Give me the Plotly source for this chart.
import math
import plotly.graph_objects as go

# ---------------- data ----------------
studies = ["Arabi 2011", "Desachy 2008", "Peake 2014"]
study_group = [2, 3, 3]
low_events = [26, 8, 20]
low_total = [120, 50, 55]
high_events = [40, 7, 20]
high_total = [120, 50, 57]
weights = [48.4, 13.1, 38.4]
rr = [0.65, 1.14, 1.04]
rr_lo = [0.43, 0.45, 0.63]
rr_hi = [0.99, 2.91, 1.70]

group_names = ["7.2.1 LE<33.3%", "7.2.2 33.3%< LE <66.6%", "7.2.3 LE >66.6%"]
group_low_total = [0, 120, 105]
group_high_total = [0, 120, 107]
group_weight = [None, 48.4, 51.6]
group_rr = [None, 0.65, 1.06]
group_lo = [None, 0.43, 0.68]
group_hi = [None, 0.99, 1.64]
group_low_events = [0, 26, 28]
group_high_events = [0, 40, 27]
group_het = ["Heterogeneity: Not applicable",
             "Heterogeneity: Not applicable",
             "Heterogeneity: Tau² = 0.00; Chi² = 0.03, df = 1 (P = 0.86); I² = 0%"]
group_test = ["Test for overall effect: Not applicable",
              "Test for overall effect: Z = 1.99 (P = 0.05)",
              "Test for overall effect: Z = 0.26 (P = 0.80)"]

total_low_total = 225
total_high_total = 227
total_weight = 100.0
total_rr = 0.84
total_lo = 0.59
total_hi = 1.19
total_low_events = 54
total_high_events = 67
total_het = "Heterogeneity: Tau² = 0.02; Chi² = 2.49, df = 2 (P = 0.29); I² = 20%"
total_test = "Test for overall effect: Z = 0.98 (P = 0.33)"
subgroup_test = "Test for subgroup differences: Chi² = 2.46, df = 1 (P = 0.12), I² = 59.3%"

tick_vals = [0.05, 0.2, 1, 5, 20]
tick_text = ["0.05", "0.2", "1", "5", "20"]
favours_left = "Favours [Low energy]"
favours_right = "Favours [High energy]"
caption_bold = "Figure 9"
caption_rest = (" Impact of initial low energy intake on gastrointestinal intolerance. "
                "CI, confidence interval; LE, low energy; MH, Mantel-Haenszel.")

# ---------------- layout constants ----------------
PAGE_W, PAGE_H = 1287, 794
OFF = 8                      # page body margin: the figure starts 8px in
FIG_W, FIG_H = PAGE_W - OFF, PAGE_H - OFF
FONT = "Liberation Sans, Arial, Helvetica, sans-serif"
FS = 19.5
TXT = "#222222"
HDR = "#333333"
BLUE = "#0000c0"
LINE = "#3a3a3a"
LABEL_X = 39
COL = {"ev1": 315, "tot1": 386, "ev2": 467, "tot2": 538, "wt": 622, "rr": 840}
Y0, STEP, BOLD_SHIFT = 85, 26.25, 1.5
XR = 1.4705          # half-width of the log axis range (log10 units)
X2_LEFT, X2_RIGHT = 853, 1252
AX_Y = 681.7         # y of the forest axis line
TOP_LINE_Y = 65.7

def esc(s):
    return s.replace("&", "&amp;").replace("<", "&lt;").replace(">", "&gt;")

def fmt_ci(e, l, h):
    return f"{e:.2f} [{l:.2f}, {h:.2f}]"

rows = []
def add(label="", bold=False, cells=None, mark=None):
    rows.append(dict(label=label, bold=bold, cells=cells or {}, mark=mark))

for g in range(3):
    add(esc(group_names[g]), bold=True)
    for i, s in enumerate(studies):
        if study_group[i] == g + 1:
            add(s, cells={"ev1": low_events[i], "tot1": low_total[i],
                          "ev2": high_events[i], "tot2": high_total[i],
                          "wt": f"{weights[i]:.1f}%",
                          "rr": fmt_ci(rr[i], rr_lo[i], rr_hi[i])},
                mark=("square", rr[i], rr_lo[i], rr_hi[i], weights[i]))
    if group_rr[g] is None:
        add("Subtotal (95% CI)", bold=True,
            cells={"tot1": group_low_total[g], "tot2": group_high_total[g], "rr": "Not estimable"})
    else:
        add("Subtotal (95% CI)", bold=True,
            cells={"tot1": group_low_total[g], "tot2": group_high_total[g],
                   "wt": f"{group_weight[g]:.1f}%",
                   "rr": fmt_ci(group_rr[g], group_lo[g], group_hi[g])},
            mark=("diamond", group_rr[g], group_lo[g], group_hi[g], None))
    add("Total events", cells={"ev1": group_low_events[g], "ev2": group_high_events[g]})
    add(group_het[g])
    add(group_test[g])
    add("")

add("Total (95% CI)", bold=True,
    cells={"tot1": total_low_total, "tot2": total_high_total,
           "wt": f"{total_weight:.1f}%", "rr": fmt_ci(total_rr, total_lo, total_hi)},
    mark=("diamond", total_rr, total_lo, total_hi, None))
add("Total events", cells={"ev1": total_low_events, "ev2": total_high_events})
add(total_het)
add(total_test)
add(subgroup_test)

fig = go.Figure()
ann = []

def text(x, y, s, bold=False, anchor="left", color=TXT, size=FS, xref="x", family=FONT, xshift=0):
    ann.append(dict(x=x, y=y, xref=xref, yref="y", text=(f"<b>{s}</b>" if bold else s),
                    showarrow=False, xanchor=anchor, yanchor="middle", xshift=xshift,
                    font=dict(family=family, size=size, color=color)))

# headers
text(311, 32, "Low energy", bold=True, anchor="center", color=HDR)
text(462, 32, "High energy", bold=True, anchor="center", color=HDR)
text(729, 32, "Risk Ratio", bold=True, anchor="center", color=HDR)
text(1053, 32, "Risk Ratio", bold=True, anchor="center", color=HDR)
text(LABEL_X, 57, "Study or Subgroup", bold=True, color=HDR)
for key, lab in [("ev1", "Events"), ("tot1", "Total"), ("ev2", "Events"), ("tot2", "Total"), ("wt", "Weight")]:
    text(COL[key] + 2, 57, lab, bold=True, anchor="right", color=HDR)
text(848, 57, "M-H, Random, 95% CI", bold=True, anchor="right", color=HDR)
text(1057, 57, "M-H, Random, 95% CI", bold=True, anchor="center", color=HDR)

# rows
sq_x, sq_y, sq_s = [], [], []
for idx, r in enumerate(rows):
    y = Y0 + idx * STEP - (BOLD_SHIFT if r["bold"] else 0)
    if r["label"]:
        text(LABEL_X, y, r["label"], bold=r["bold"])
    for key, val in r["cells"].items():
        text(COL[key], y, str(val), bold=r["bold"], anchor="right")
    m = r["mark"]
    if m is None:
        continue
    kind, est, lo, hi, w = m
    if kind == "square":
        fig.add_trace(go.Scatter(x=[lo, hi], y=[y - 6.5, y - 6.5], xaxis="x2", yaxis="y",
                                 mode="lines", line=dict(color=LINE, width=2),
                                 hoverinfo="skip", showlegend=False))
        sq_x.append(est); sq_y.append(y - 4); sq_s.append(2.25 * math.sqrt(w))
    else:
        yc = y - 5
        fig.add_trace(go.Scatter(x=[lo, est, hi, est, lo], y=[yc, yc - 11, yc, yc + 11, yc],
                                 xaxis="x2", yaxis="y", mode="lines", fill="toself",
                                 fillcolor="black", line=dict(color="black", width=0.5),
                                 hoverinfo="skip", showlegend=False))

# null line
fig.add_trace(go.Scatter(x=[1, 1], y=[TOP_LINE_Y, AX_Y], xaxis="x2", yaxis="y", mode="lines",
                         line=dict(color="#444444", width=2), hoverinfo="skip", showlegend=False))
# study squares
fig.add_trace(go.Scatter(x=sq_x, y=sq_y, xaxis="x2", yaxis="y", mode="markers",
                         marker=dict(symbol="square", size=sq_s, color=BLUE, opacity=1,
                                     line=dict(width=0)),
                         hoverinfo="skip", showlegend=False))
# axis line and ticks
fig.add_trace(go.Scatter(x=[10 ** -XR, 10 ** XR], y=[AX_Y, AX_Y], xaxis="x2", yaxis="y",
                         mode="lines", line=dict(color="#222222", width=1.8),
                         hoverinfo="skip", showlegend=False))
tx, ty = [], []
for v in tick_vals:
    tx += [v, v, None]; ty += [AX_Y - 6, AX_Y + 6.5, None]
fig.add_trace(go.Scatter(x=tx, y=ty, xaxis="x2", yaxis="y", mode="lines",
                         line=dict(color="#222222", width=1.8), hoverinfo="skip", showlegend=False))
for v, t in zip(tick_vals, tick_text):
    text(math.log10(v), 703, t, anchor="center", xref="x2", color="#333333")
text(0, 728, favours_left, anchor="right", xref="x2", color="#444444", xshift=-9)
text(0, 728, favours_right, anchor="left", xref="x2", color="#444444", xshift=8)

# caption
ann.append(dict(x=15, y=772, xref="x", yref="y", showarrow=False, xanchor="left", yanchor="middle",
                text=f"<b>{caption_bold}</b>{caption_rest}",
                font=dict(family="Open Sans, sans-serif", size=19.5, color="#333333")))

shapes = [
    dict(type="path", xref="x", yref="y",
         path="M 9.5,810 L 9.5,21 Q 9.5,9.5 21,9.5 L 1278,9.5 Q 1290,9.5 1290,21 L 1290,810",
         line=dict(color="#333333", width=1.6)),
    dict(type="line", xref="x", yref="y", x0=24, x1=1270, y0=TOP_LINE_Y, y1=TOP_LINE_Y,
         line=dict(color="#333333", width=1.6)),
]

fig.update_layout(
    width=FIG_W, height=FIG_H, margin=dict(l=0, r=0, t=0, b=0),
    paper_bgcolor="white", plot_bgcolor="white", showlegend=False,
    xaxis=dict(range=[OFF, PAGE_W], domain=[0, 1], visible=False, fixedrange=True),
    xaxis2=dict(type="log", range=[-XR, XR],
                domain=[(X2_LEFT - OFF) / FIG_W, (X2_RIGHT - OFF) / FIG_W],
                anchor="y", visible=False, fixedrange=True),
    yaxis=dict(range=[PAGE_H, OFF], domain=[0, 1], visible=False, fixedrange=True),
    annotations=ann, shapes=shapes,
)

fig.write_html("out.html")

#### [To do]
Copy exactly the lines that run from the first line of the data to the line containing "rr_hi = [0.99, 2.91, 1.70]", please, with both ends included and nothing else.

#### [Exercise output]
Give me the Plotly source for this chart.
import math
import plotly.graph_objects as go

# ---------------- data ----------------
studies = ["Arabi 2011", "Desachy 2008", "Peake 2014"]
study_group = [2, 3, 3]
low_events = [26, 8, 20]
low_total = [120, 50, 55]
high_events = [40, 7, 20]
high_total = [120, 50, 57]
weights = [48.4, 13.1, 38.4]
rr = [0.65, 1.14, 1.04]
rr_lo = [0.43, 0.45, 0.63]
rr_hi = [0.99, 2.91, 1.70]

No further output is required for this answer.